Our Disneyland Approach to Empire

Iraqi theme park?Remember in 2011 after SEAL Team 6 killed Osama bin Laden and Disney wanted to trademark the unit’s name for a collection of toys and games and miscellanea?

It’s one of those blips on our collective cultural radar that seems insignificant, yet it points to our tendency to see war and empire as a game, as a form of entertainment, as a product.

This attitude is not confined to corporations like Disney.  Consider this telling passage from Kim Barker’s “The Taliban Shuffle,” which discusses the potential attractions to service in places like Afghanistan:

“It was a place to escape, to run away from marriages and mistakes, a place to forget your age, your responsibilities, your past, a country in which to reinvent yourself.  Not that there was anything wrong with that, but the motives of most people were not likely to help a fragile and corrupt country stuck somewhere between the seventh century and Vegas.”
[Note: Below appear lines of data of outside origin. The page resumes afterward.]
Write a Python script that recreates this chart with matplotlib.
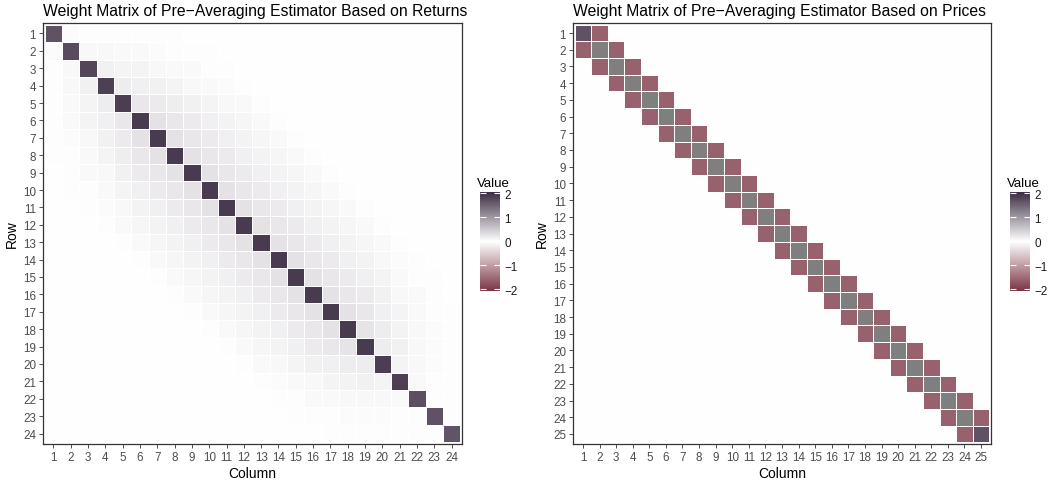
import numpy as np
import matplotlib.pyplot as plt
from matplotlib.colors import LinearSegmentedColormap, Normalize
from matplotlib.cm import ScalarMappable

plt.rcParams['font.family'] = ['Liberation Sans', 'DejaVu Sans']

# -----------------------------------------------------------------------
# Data read off the picture
# -----------------------------------------------------------------------
# returns-based weights: diagonal and upper band (offsets 1, 2, ...)
ret_diag = [1.68, 1.75, 1.80, 1.85, 1.88, 1.90, 1.90, 1.90, 1.90, 1.90,
            1.90, 1.90, 1.90, 1.90, 1.90, 1.90, 1.90, 1.90, 1.90, 1.88,
            1.85, 1.72, 1.68, 1.66]
ret_band = [
    [0.03, 0.02, 0.02, 0.02, 0.01, 0.01, 0.01, 0.00],
    [0.07, 0.06, 0.05, 0.04, 0.03, 0.02, 0.01, 0.01],
    [0.12, 0.10, 0.09, 0.07, 0.05, 0.04, 0.02, 0.01],
    [0.18, 0.15, 0.12, 0.10, 0.07, 0.05, 0.03, 0.01],
    [0.23, 0.20, 0.16, 0.13, 0.09, 0.07, 0.04, 0.02],
    [0.27, 0.23, 0.19, 0.15, 0.11, 0.08, 0.05, 0.02],
    [0.27, 0.23, 0.19, 0.15, 0.11, 0.08, 0.05, 0.02],
    [0.27, 0.23, 0.19, 0.15, 0.11, 0.08, 0.05, 0.02],
    [0.27, 0.23, 0.19, 0.15, 0.11, 0.08, 0.05, 0.02],
    [0.27, 0.23, 0.19, 0.15, 0.11, 0.08, 0.05, 0.02],
    [0.27, 0.23, 0.19, 0.15, 0.11, 0.08, 0.05, 0.02],
    [0.27, 0.23, 0.19, 0.15, 0.11, 0.08, 0.05, 0.02],
    [0.27, 0.23, 0.19, 0.15, 0.11, 0.08, 0.04, 0.01],
    [0.27, 0.23, 0.19, 0.15, 0.11, 0.07, 0.03, 0.01],
    [0.27, 0.23, 0.19, 0.15, 0.09, 0.05, 0.02, 0.01],
    [0.27, 0.23, 0.19, 0.13, 0.07, 0.04, 0.01, 0.00],
    [0.27, 0.22, 0.15, 0.10, 0.05, 0.02, 0.01],
    [0.25, 0.18, 0.11, 0.06, 0.03, 0.01],
    [0.18, 0.12, 0.07, 0.03, 0.01],
    [0.10, 0.06, 0.03, 0.01],
    [0.04, 0.02, 0.01],
    [0.02, 0.01],
    [0.01],
    [],
]

# price-based weights: tridiagonal (interior diagonal is out of range -> grey)
price_diag = [1.68] + [2.20] * 23 + [1.68]
price_off = [-1.62] * 24

# -----------------------------------------------------------------------
# Build matrices
# -----------------------------------------------------------------------
n1 = len(ret_diag)
W_ret = np.diag(ret_diag)
for i, row in enumerate(ret_band):
    for k, v in enumerate(row):
        j = i + k + 1
        if j < n1:
            W_ret[i, j] = v
            W_ret[j, i] = v

n2 = len(price_diag)
W_price = np.diag(price_diag) + np.diag(price_off, 1) + np.diag(price_off, -1)

# -----------------------------------------------------------------------
# Plot
# -----------------------------------------------------------------------
cmap = LinearSegmentedColormap.from_list(
    'val', ['#7a3444', '#ffffff', '#3b2c42'])
cmap.set_over('#7f7f7f')
norm = Normalize(vmin=-2.08, vmax=2.06)

W, H = 1051, 485
fig = plt.figure(figsize=(W / 100, H / 100), dpi=100)

panels = [
    (W_ret, 'Weight Matrix of Pre\u2212Averaging Estimator Based on Returns',
     [43, 24, 419, 421], [480, 193, 20, 99]),
    (W_price, 'Weight Matrix of Pre\u2212Averaging Estimator Based on Prices',
     [573, 24, 418, 421], [1010, 193, 20, 99]),
]

for M, title, (x0, y0, w, h), (cx, cy, cw, ch) in panels:
    n = M.shape[0]
    ax = fig.add_axes([x0 / W, 1 - (y0 + h) / H, w / W, h / H])
    edges = np.arange(n + 1) + 0.5
    ax.pcolormesh(edges, edges, M, cmap=cmap, norm=norm,
                  edgecolors='white', linewidth=0.4)
    ax.set_xlim(0.4, n + 0.6)
    ax.set_ylim(n + 0.6, 0.4)
    ticks = np.arange(1, n + 1)
    ax.set_xticks(ticks)
    ax.set_yticks(ticks)
    ax.set_xticklabels([str(t) for t in ticks])
    ax.set_yticklabels([str(t) for t in ticks])
    ax.tick_params(labelsize=8.4, labelcolor='#4d4d4d', color='#333333',
                   length=3, width=0.6, pad=2)
    for s in ax.spines.values():
        s.set_color('#333333')
        s.set_linewidth(0.9)
    ax.set_xlabel('Column', fontsize=10, labelpad=2)
    ax.set_ylabel('Row', fontsize=10, labelpad=3)
    ax.set_title(title, fontsize=11.3, loc='left', pad=6)

    cax = fig.add_axes([cx / W, 1 - (cy + ch) / H, cw / W, ch / H])
    cb = fig.colorbar(ScalarMappable(norm=norm, cmap=cmap), cax=cax)
    cb.outline.set_visible(False)
    cb.set_ticks([-2, -1, 0, 1, 2])
    cb.set_ticklabels(['\u22122', '\u22121', '0', '1', '2'])
    cax.yaxis.set_ticks_position('both')
    cax.tick_params(left=True, right=True, labelleft=False, labelright=True,
                    direction='in', color='white', length=4, width=0.8,
                    labelsize=8.4, labelcolor='#1a1a1a', pad=3)
    cax.set_title('Value', fontsize=9.5, loc='left', pad=4.5, x=-0.15)

fig.savefig('out.png', dpi=100)
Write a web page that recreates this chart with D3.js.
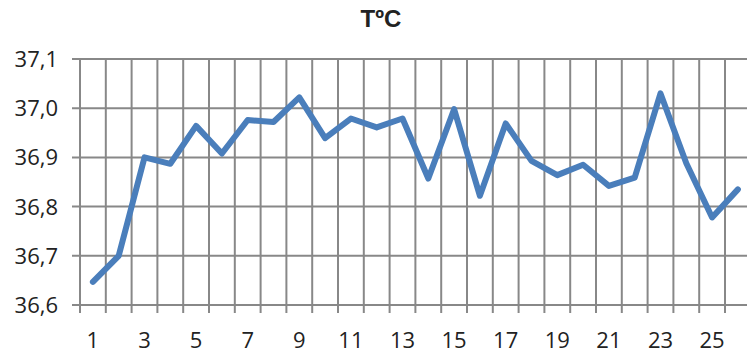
<!DOCTYPE html>
<html>
<head>
<meta charset="UTF-8">
<title>TºC</title>
<script src="https://cdn.jsdelivr.net/npm/d3@7"></script>
<style>
  body { margin: 0; background: #fff; }
  svg { display: block; }
</style>
</head>
<body>
<svg width="747" height="354"></svg>
<script>
// dias (categorias) e temperaturas lidas do gráfico
var days = d3.range(1, 27);
var temps = [36.647, 36.700, 36.900, 36.887, 36.964, 36.908, 36.976, 36.972, 37.022, 36.939,
             36.979, 36.961, 36.979, 36.857, 36.998, 36.822, 36.969, 36.893, 36.864, 36.885,
             36.842, 36.859, 37.030, 36.888, 36.778, 36.835];
var yTicks = [36.6, 36.7, 36.8, 36.9, 37.0, 37.1];
var title = "TºC";

var svg = d3.select("svg");
var plotLeft = 80, plotTop = 59, plotBottom = 305;
var step = 25.8;

// escala de categorias (o gráfico é cortado à direita)
var x = d3.scaleBand()
    .domain(days)
    .range([plotLeft, plotLeft + step * days.length])
    .paddingInner(0).paddingOuter(0);

var y = d3.scaleLinear().domain([36.6, 37.1]).range([plotBottom, plotTop]);

var grid = "#888888";
var fontTxt = "'Open Sans', 'Liberation Sans', sans-serif";

// linhas horizontais (com marca à esquerda)
svg.append("g").selectAll("line").data(yTicks).enter().append("line")
    .attr("x1", plotLeft - 8).attr("x2", 747)
    .attr("y1", function (d) { return y(d); })
    .attr("y2", function (d) { return y(d); })
    .attr("stroke", grid).attr("stroke-width", 2);

// linhas verticais nas fronteiras das categorias (com marca em baixo)
var bounds = days.map(function (d) { return x(d); });
bounds.push(x(26) + x.bandwidth());
svg.append("g").selectAll("line").data(bounds).enter().append("line")
    .attr("x1", function (d) { return d; })
    .attr("x2", function (d) { return d; })
    .attr("y1", plotTop).attr("y2", plotBottom + 8)
    .attr("stroke", grid).attr("stroke-width", 2);

// rótulos do eixo y
svg.append("g").selectAll("text").data(yTicks).enter().append("text")
    .attr("x", 58)
    .attr("y", function (d) { return y(d) + 8; })
    .attr("text-anchor", "end")
    .attr("font-family", fontTxt)
    .attr("font-size", 22)
    .attr("fill", "#222")
    .text(function (d) { return d3.format(".1f")(d).replace(".", ","); });

// rótulos do eixo x (só os ímpares)
svg.append("g").selectAll("text").data(days.filter(function (d) { return d % 2 == 1; }))
    .enter().append("text")
    .attr("x", function (d) { return x(d) + x.bandwidth() / 2; })
    .attr("y", 348)
    .attr("text-anchor", "middle")
    .attr("font-family", fontTxt)
    .attr("font-size", 22)
    .attr("fill", "#222")
    .text(function (d) { return d; });

// linha de temperaturas
var line = d3.line()
    .x(function (d, i) { return x(days[i]) + x.bandwidth() / 2; })
    .y(function (d) { return y(d); });

svg.append("path")
    .datum(temps)
    .attr("d", line)
    .attr("fill", "none")
    .attr("stroke", "#4a7ebb")
    .attr("stroke-width", 6)
    .attr("stroke-linejoin", "round")
    .attr("stroke-linecap", "round");

// título
svg.append("text")
    .attr("x", 381).attr("y", 27)
    .attr("text-anchor", "middle")
    .attr("font-family", "'Liberation Sans', Arial, sans-serif")
    .attr("font-weight", "bold")
    .attr("font-size", 24)
    .attr("fill", "#222")
    .text(title);
</script>
</body>
</html>
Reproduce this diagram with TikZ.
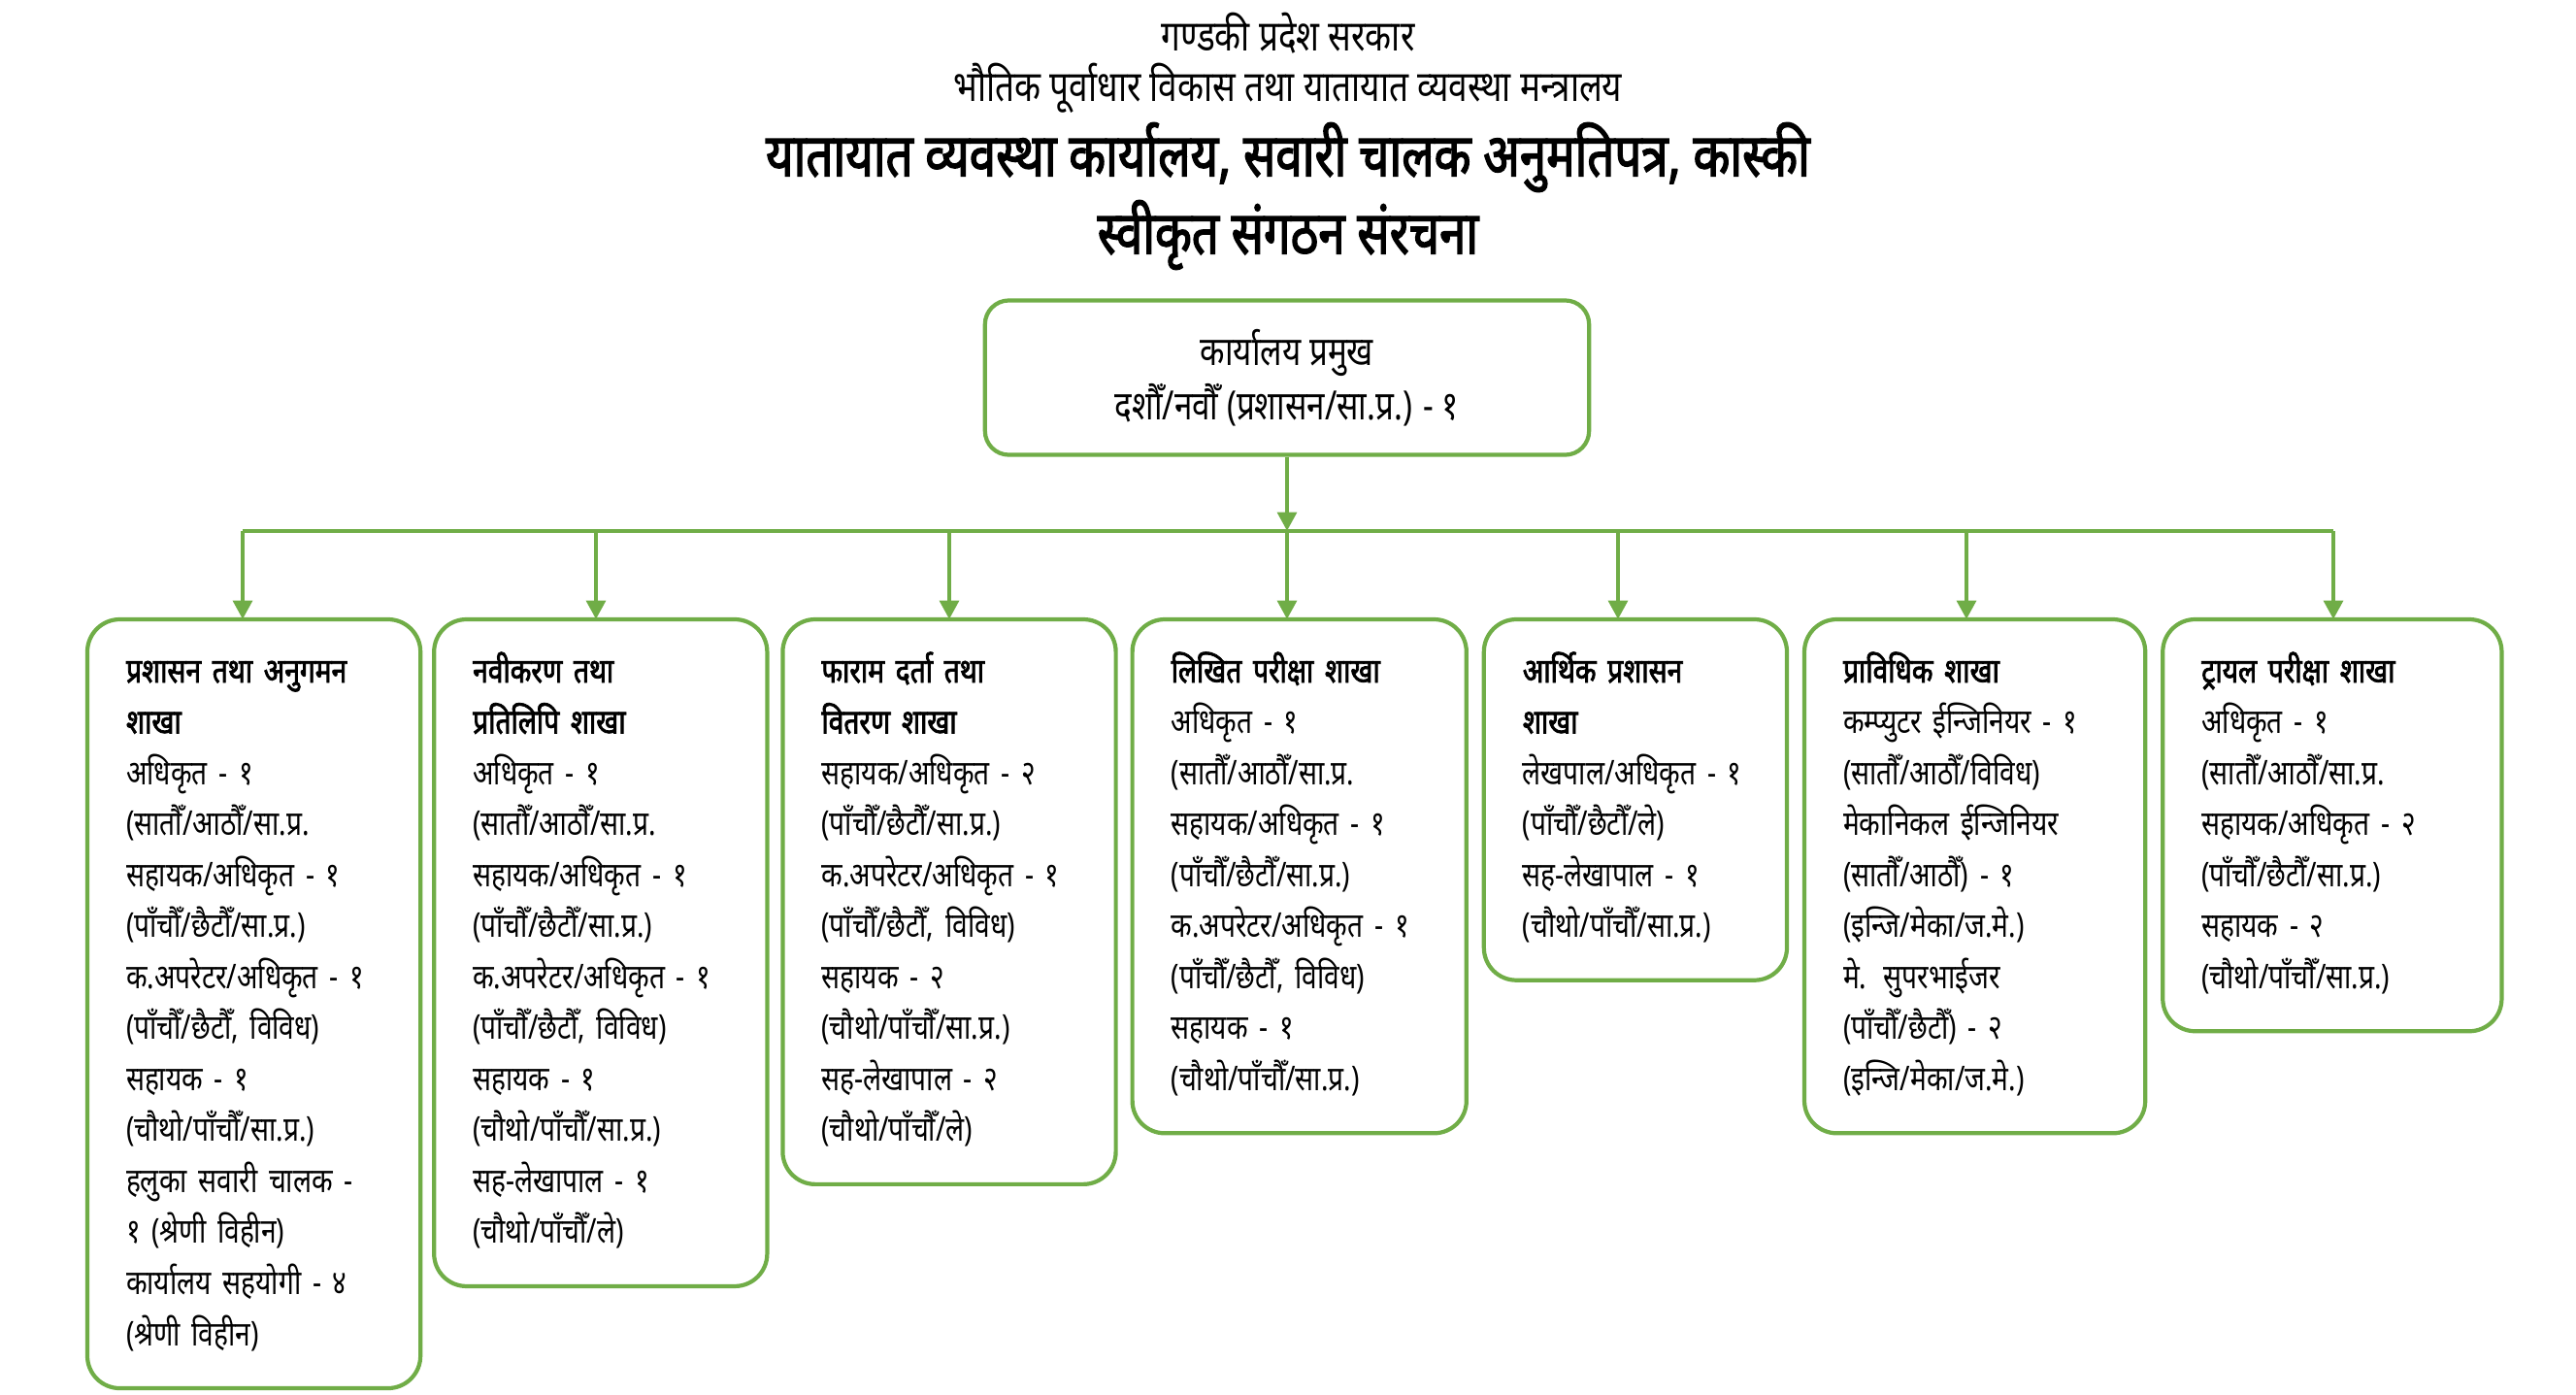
\documentclass[tikz,border=0pt]{standalone}
\usepackage{fontspec}
\newfontfamily\deva[Script=Devanagari,FakeStretch=0.8,
  BoldFont={Noto Sans},BoldFeatures={FakeBold=2.2}]{Noto Sans}
\usepackage{xcolor}
\usepackage{tikz}
\usetikzlibrary{positioning}
\usetikzlibrary{arrows.meta}
\definecolor{org_green}{RGB}{112, 173, 71}

\begin{document}
\begin{tikzpicture}[
    x=0.01cm, y=-0.01cm,
    font=\deva,
    title/.style={font=\deva\fontsize{12.5}{15}\selectfont, inner sep=0pt},
    bigtitle/.style={font=\deva\bfseries\fontsize{17.5}{21}\selectfont,
                     inner sep=0pt},
    chief/.style={draw=org_green, line width=1.2pt, rounded corners=7pt,
                  minimum width=6.22cm, minimum height=1.59cm, align=center,
                  font=\deva\fontsize{11.8}{16}\selectfont},
    branch/.style={draw=org_green, line width=1.2pt, rounded corners=9.5pt,
                   anchor=north west, align=left, inner xsep=0.4cm,
                   inner ysep=9pt, outer sep=0pt,
                   font=\deva\fontsize{10}{14.94}\selectfont,
                   execute at begin node={\rule{0pt}{9.5pt}},
                   execute at end node={\rule[-3.5pt]{0pt}{0pt}}},
    link/.style={draw=org_green, line width=1.4pt},
    >={Triangle[width=5.5pt,length=5.5pt]}]
    \useasboundingbox (0,0) rectangle (2654,1436);
    % headings
    \node[title] (gov) at (1327,34) {गण्डकी प्रदेश सरकार};
    \node[title] (ministry) at (1327,91)
      {भौतिक पूर्वाधार विकास तथा यातायात व्यवस्था मन्त्रालय};
    \node[bigtitle] (office) at (1327,162)
      {यातायात व्यवस्था कार्यालय, सवारी चालक अनुमतिपत्र, कास्की};
    \node[bigtitle] (approved) at (1327,242) {स्वीकृत संगठन संरचना};
    % office chief
    \node[chief] (head) at (1326,389)
      {कार्यालय प्रमुख\\ दशौँ/नवौँ (प्रशासन/सा.प्र.) - १};
    % branches
    \node[branch, text width=2.63cm] (b1) at (90,638)
      {\textbf{प्रशासन तथा अनुगमन}\\ \textbf{शाखा}\\ अधिकृत - १\\
       (सातौँ/आठौँ/सा.प्र.\\ सहायक/अधिकृत - १\\ (पाँचौँ/छैटौँ/सा.प्र.)\\
       क.अपरेटर/अधिकृत - १\\ (पाँचौँ/छैटौँ, विविध)\\ सहायक - १\\
       (चौथो/पाँचौँ/सा.प्र.)\\ हलुका सवारी चालक -\\ १ (श्रेणी विहीन)\\
       कार्यालय सहयोगी - ४\\ (श्रेणी विहीन)};
    \node[branch, text width=2.63cm, right=0.14cm of b1.north east,
          anchor=north west] (b2)
      {\textbf{नवीकरण तथा}\\ \textbf{प्रतिलिपि शाखा}\\ अधिकृत - १\\
       (सातौँ/आठौँ/सा.प्र.\\ सहायक/अधिकृत - १\\ (पाँचौँ/छैटौँ/सा.प्र.)\\
       क.अपरेटर/अधिकृत - १\\ (पाँचौँ/छैटौँ, विविध)\\ सहायक - १\\
       (चौथो/पाँचौँ/सा.प्र.)\\ सह-लेखापाल - १\\ (चौथो/पाँचौँ/ले)};
    \node[branch, text width=2.63cm, right=0.16cm of b2.north east,
          anchor=north west] (b3)
      {\textbf{फाराम दर्ता तथा}\\ \textbf{वितरण शाखा}\\ सहायक/अधिकृत - २\\
       (पाँचौँ/छैटौँ/सा.प्र.)\\ क.अपरेटर/अधिकृत - १\\
       (पाँचौँ/छैटौँ, विविध)\\ सहायक - २\\ (चौथो/पाँचौँ/सा.प्र.)\\
       सह-लेखापाल - २\\ (चौथो/पाँचौँ/ले)};
    \node[branch, text width=2.64cm, right=0.17cm of b3.north east,
          anchor=north west] (b4)
      {\textbf{लिखित परीक्षा शाखा}\\ अधिकृत - १\\ (सातौँ/आठौँ/सा.प्र.\\
       सहायक/अधिकृत - १\\ (पाँचौँ/छैटौँ/सा.प्र.)\\ क.अपरेटर/अधिकृत - १\\
       (पाँचौँ/छैटौँ, विविध)\\ सहायक - १\\ (चौथो/पाँचौँ/सा.प्र.)};
    \node[branch, text width=2.32cm, right=0.18cm of b4.north east,
          anchor=north west] (b5)
      {\textbf{आर्थिक प्रशासन}\\ \textbf{शाखा}\\ लेखपाल/अधिकृत - १\\
       (पाँचौँ/छैटौँ/ले)\\ सह-लेखापाल - १\\ (चौथो/पाँचौँ/सा.प्र.)};
    \node[branch, text width=2.71cm, right=0.18cm of b5.north east,
          anchor=north west] (b6)
      {\textbf{प्राविधिक शाखा}\\ कम्प्युटर ईन्जिनियर - १\\
       (सातौँ/आठौँ/विविध)\\ मेकानिकल ईन्जिनियर\\ (सातौँ/आठौँ) - १\\
       (इन्जि/मेका/ज.मे.)\\ मे. सुपरभाईजर\\ (पाँचौँ/छैटौँ) - २\\
       (इन्जि/मेका/ज.मे.)};
    \node[branch, text width=2.69cm, right=0.18cm of b6.north east,
          anchor=north west] (b7)
      {\textbf{ट्रायल परीक्षा शाखा}\\ अधिकृत - १\\ (सातौँ/आठौँ/सा.प्र.\\
       सहायक/अधिकृत - २\\ (पाँचौँ/छैटौँ/सा.प्र.)\\ सहायक - २\\
       (चौथो/पाँचौँ/सा.प्र.)};
    % bus line and arrows
    \coordinate (t1) at (250,547);
    \coordinate (t2) at (614,547);
    \coordinate (t3) at (978,547);
    \coordinate (t4) at (1326,547);
    \coordinate (t5) at (1667,547);
    \coordinate (t6) at (2026,547);
    \coordinate (t7) at (2404,547);
    \draw[link] (t1) -- (t7);
    \draw[link, ->] (head) -- (t4);
    \foreach \i in {1,...,7}
      \draw[link, ->] (t\i) -- (t\i |- b\i.north);
\end{tikzpicture}
\end{document}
Our tendency to view foreign lands and peoples as an opportunity for adventure and escape is hardly new, of course.  But it certainly says something about our failure to understand and confront the severity of the challenges once we intervened in Iraq and Afghanistan.  Recall President George W. Bush’s weirdly wistful comment in 2008 about Afghanistan being a sort of Wild West, a romantic adventure, a place of excitement and danger.  Bush said he envied our troops and their opportunity for Afghan romance.

I wonder why as a young buck he didn’t go to Vietnam in the 1960s for romance and danger.  And I gather he’d never heard of Rudyard Kipling’s take on the pleasures awaiting the young British soldier on the Afghan plains:

When you’re wounded and left on Afghanistan’s plains,
And the women come out to cut up what remains,
Jest roll to your rifle and blow out your brains
An’ go to your Gawd like a soldier.
Go, go, go like a soldier,
Go, go, go like a soldier,
Go, go, go like a soldier,
So-oldier of the Queen! 

It was said about the British that they acquired an empire in a fit of absentmindedness.  Did we acquire our empire in a fit of pure escapism?

Wanton and wasteful imperial entanglements are only accelerating our national decline.  Yet we continue to treat foreign lands as a sort of Disney theme park.   Troops smile and pose under Saddam Hussein’s crossed swords (at least they used to) or in front of Predator drones and other exotic weaponry.  Everything overseas is a photo op and an opportunity to win a trophy (or a medal).

But even as we seek “romance” and “danger” in foreign lands, a place “to reinvent ourselves,” we paradoxically bring with us all the trappings of consumerist America, hence our steroidal bases with all the conveniences of home (well, in Muslim lands, maybe not liquor, at least openly).

And when we get fed up with the natives and roughing it, we know we can just leave.

But if Iraq and Afghanistan have taught us anything, it’s that the price of admission is far too high.  We should keep our theme parks and our fantasies where they belong: right here in America.